Psychology of Food Color
The Psychology of Food Color
Color is the single most important product-intrinsic sensory cue when it comes to setting people’s expectations regarding the likely taste and flavour of food and drink. It has been shown that changing the hue or intensity/saturation of the color of food and beverage items can exert a sometimes dramatic impact on the expectations, and hence on the subsequent experiences, of consumers. As the spokesperson for the Institute of Food Technologists put it a few years ago: “Color creates a psychological expectation for a certain flavour that is often impossible to dislodge”.
Food coloring can modulate certain of our food-related behaviours. Certainly getting the color right can play an important role in food acceptance, liking, and hence, ultimately, food intake. Color can play an important role in modulating a consumer’s affective expectation. It has been shown that people will consume more candy if it comes in a variety of colors than if presented in just a single color.

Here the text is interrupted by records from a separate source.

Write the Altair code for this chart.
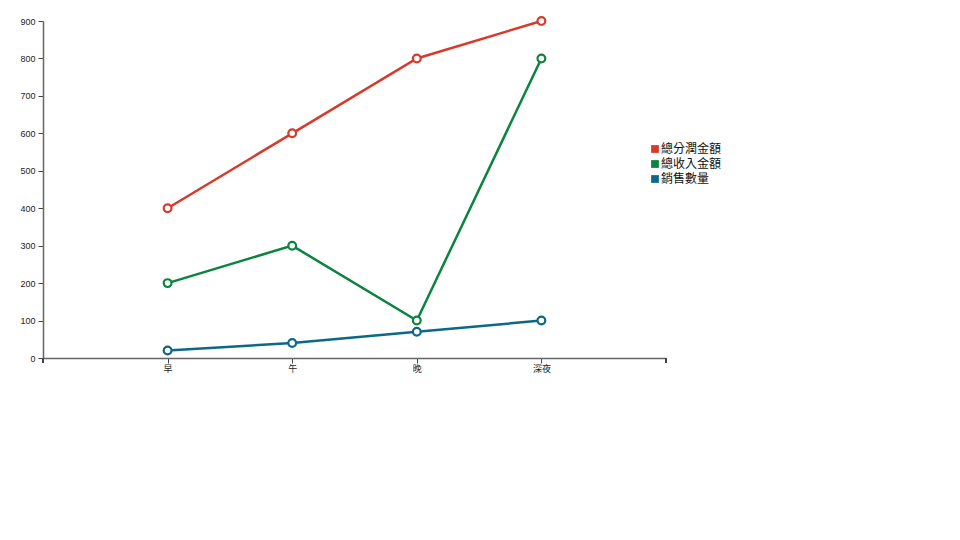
import altair as alt
import pandas as pd

periods = ["早", "午", "晚", "深夜"]
series_names = ["總分潤金額", "總收入金額", "銷售數量"]
profit = [400, 600, 800, 900]
revenue = [200, 300, 100, 800]
quantity = [20, 40, 70, 100]
colors = ["#d63a2a", "#0b8440", "#0b6888"]

rows = []
for name, vals in zip(series_names, [profit, revenue, quantity]):
    for p, v in zip(periods, vals):
        rows.append({"時段": p, "系列": name, "值": v})
df = pd.DataFrame(rows)

W, H = 623, 337

x = alt.X("時段:N", sort=periods, title=None,
          scale=alt.Scale(type="point", padding=1),
          axis=alt.Axis(labelAngle=0, labelFont="Noto Sans CJK TC", labelFontSize=9,
                        labelColor="#222", tickColor="#444", domainColor="#666",
                        domainWidth=1.5, tickSize=5, labelPadding=1))
y = alt.Y("值:Q", title=None,
          scale=alt.Scale(domain=[0, 900], nice=False),
          axis=alt.Axis(values=list(range(0, 1000, 100)), grid=False, labelFont="Liberation Sans",
                        labelFontSize=9, labelColor="#222", tickColor="#444",
                        domainColor="#666", domainWidth=1.5, tickSize=5, labelPadding=3))
sc = alt.Scale(domain=series_names, range=colors)
stroke = alt.Stroke("系列:N", sort=series_names, scale=sc, legend=None)
fill = alt.Fill("系列:N", sort=series_names, scale=sc,
                legend=alt.Legend(title=None, orient="none", legendX=606, legendY=122,
                                  symbolType="square", symbolSize=60, symbolStrokeWidth=0,
                                  symbolOpacity=1, labelFontSize=12, labelColor="#111",
                                  labelFont="Noto Sans CJK TC", rowPadding=3,
                                  labelOffset=0, labelLimit=300))

base = alt.Chart(df).encode(x=x, y=y)
lines = base.mark_line(strokeWidth=2.5).encode(stroke=stroke, detail="系列:N")
points = base.mark_point(filled=False, fill="white", fillOpacity=1, size=60,
                         strokeWidth=2.2, opacity=1).encode(stroke=stroke)
legend_layer = base.mark_square(filled=True, size=0, opacity=1).encode(fill=fill)

end_l = alt.Chart(df).mark_rule(color="#444", strokeWidth=1.2).encode(
    x=alt.value(0), y=alt.value(H), y2=alt.value(H + 5))
end_r = alt.Chart(df).mark_rule(color="#444", strokeWidth=1.2).encode(
    x=alt.value(W), y=alt.value(H), y2=alt.value(H + 5))

chart = alt.layer(legend_layer, lines, points, end_l, end_r).properties(
    width=W, height=H,
    autosize=alt.AutoSizeParams(type="none"),
    padding={"left": 35, "top": 13, "right": 280, "bottom": 170},
).configure_view(stroke=None)

chart.save("out.html", embed_options={"renderer": "svg", "actions": False})
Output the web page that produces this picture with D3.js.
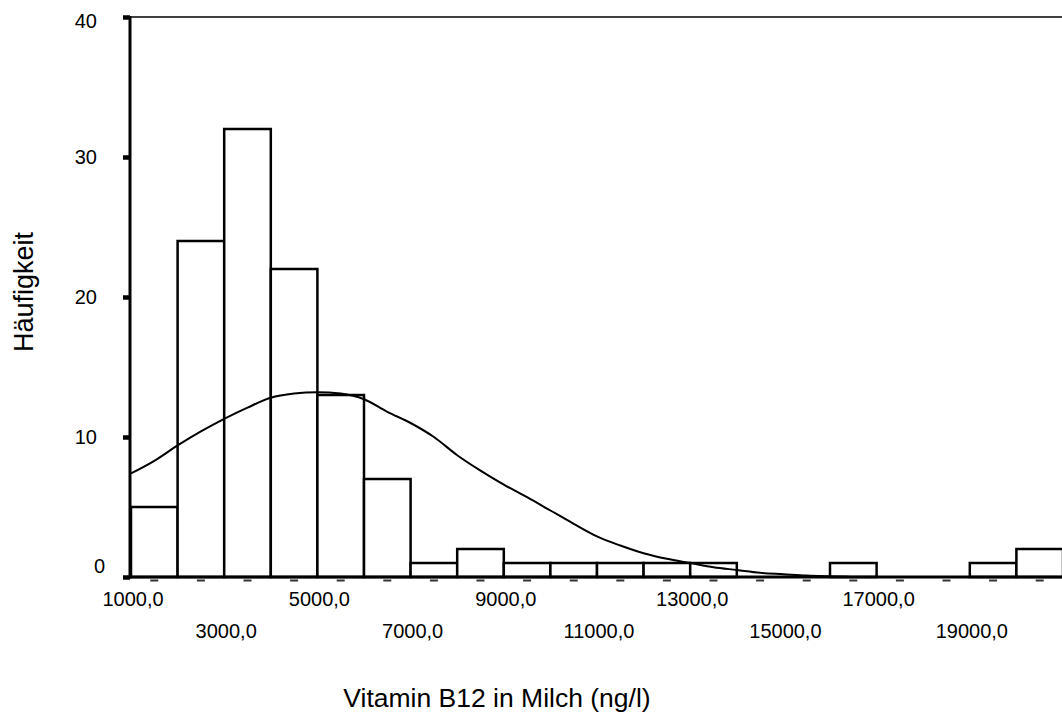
<!DOCTYPE html>
<html>
<head>
<meta charset="utf-8">
<script src="https://cdn.jsdelivr.net/npm/d3@7"></script>
<style>
  html, body { margin: 0; padding: 0; background: #fff; }
  svg { display: block; font-family: "Liberation Sans", Arial, Helvetica, sans-serif; }
</style>
</head>
<body>
<svg id="chart" width="1062" height="717"></svg>
<script>
// ---- data ----
const binStarts = [1000, 2000, 3000, 4000, 5000, 6000, 7000, 8000, 9000, 10000,
                   11000, 12000, 13000, 14000, 15000, 16000, 17000, 18000, 19000, 20000];
const binWidth = 1000;
const counts = [5, 24, 32, 22, 13, 7, 1, 2, 1, 1, 1, 1, 1, 0, 0, 1, 0, 0, 1, 2];

const curveX = [1000, 1500, 2000, 2500, 3000, 3500, 4000, 4500, 5000, 5500, 6000, 6500,
                7000, 7500, 8000, 8500, 9000, 9500, 10000, 10500, 11000, 11500, 12000,
                12500, 13000, 13500, 14000, 14500, 15000, 15500, 16000, 16400];
const curveY = [7.4, 8.3, 9.4, 10.4, 11.3, 12.1, 12.8, 13.1, 13.2, 13.1, 12.7, 11.8,
                11.0, 10.0, 8.7, 7.6, 6.6, 5.7, 4.75, 3.8, 2.9, 2.25, 1.7,
                1.3, 1.0, 0.7, 0.5, 0.3, 0.2, 0.1, 0.05, 0.02];

const xLabelValues = [1000, 3000, 5000, 7000, 9000, 11000, 13000, 15000, 17000, 19000];
const yTicks = [0, 10, 20, 30, 40];
const xTitle = "Vitamin B12 in Milch (ng/l)";
const yTitle = "Häufigkeit";

// ---- scales ----
const svg = d3.select("#chart");
const x = d3.scaleLinear().domain([1000, 21000]).range([131, 1063]);
const y = d3.scaleLinear().domain([0, 40]).range([577, 17]);

const fmt = d3.formatLocale({decimal: ",", thousands: "", grouping: [3], currency: ["", ""]}).format(".1f");

// top frame line
svg.append("line")
  .attr("x1", x(1000) - 1).attr("x2", 1062)
  .attr("y1", y(40)).attr("y2", y(40))
  .attr("stroke", "#000").attr("stroke-width", 1.5);

// bars
svg.append("g").selectAll("rect")
  .data(binStarts.map((s, i) => ({s, c: counts[i]})).filter(d => d.c > 0))
  .join("rect")
  .attr("x", d => x(d.s))
  .attr("width", d => x(d.s + binWidth) - x(d.s))
  .attr("y", d => y(d.c))
  .attr("height", d => y(0) - y(d.c))
  .attr("fill", "#fff")
  .attr("stroke", "#000")
  .attr("stroke-width", 2.5);

// normal curve
const line = d3.line()
  .x((d, i) => x(curveX[i]))
  .y(d => y(d))
  .curve(d3.curveMonotoneX);
svg.append("path")
  .attr("d", line(curveY))
  .attr("fill", "none")
  .attr("stroke", "#000")
  .attr("stroke-width", 2);

// x axis (dashes at bar centres, labels at alternate rows)
const xAxis = d3.axisBottom(x).tickValues(xLabelValues).tickSize(0).tickFormat(fmt);
const gx = svg.append("g").attr("transform", `translate(0,${y(0)})`).call(xAxis);
gx.select(".domain").remove();
gx.selectAll("text")
  .attr("font-size", 20)
  .attr("font-family", "Liberation Sans, Arial, sans-serif")
  .attr("fill", "#000")
  .attr("dy", null)
  .attr("y", (d, i) => i % 2 === 0 ? 29 : 61)
  .attr("dx", 1.5);

svg.append("g").selectAll("line")
  .data(binStarts)
  .join("line")
  .attr("x1", d => x(d + binWidth / 2) - 4)
  .attr("x2", d => x(d + binWidth / 2) + 4)
  .attr("y1", y(0) + 3.5).attr("y2", y(0) + 3.5)
  .attr("stroke", "#333").attr("stroke-width", 2);

svg.append("line")
  .attr("x1", x(1000) - 1).attr("x2", 1062)
  .attr("y1", y(0)).attr("y2", y(0))
  .attr("stroke", "#000").attr("stroke-width", 3);

// y axis
const yAxis = d3.axisLeft(y).tickValues(yTicks).tickSize(7).tickPadding(26).tickFormat(d3.format("d"));
const gy = svg.append("g").attr("transform", `translate(${x(1000) - 1},0)`).call(yAxis);
gy.select(".domain").remove();
gy.selectAll(".tick line").attr("stroke", "#000").attr("stroke-width", 4.5);
gy.selectAll("text")
  .attr("font-size", 20)
  .attr("font-family", "Liberation Sans, Arial, sans-serif")
  .attr("fill", "#000");
gy.selectAll(".tick").filter(d => d === 0).select("text")
  .attr("dx", 8).attr("dy", "-0.25em");
gy.selectAll(".tick").filter(d => d === 40).select("text")
  .attr("dy", "0.52em");

svg.append("line")
  .attr("x1", x(1000) - 1).attr("x2", x(1000) - 1)
  .attr("y1", y(40) - 1).attr("y2", y(0) + 1.5)
  .attr("stroke", "#000").attr("stroke-width", 3);

// titles
svg.append("text")
  .attr("x", 497).attr("y", 707)
  .attr("text-anchor", "middle")
  .attr("font-size", 26.5)
  .text(xTitle);

svg.append("text")
  .attr("transform", "translate(33,292) rotate(-90)")
  .attr("text-anchor", "middle")
  .attr("font-size", 27)
  .text(yTitle);
</script>
</body>
</html>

Color has always had an important implication on the minds of people as far as food is concerned. Cuisines prepared in attractive colors have immensely lured people in all the quarters of the world. It is therefore very necessary to preserve the natural or maintain the characteristic color of a food product while it is manufactured or stored for future use. A non-attractive color however makes the food look unfresh and is likely to be rejected.
The color of food is a significant factor in determining its acceptance. We expect to see food looking natural. Many consumers associate natural products with superior quality and a good, natural looking color in a food or beverage will signal high quality, while a washed out or artificially bright product can give the opposite impression.
Natural appearance is appetizing. We become cautious when a food shows an unexpected color, interpreting it as a possible sign of spoilage or poor processing.
The contribution to the appearance and attractiveness of foods is paramount, partly because we expect foods to have their own characteristic appearance including color and partly because color is important in the perception of flavour. We can say that color can label flavour type. In prepared foods deriving from nature we expect the color to be associated with the flavour so that asparagus soup should be green and raspberry ice-cream is expected to be red.
Adding colors to food is also important to offset the color loss due to light, air, extreme temperature, moisture and processing of food.
Color can also assist in the use or measurement of products. It indicates whether the ingredients have been properly mixed or not like in cake batter.
It is also important to provide a colorful appearance to certain “Fun Food” to attract consumers especially children. Candies are colored to create a festive appearance.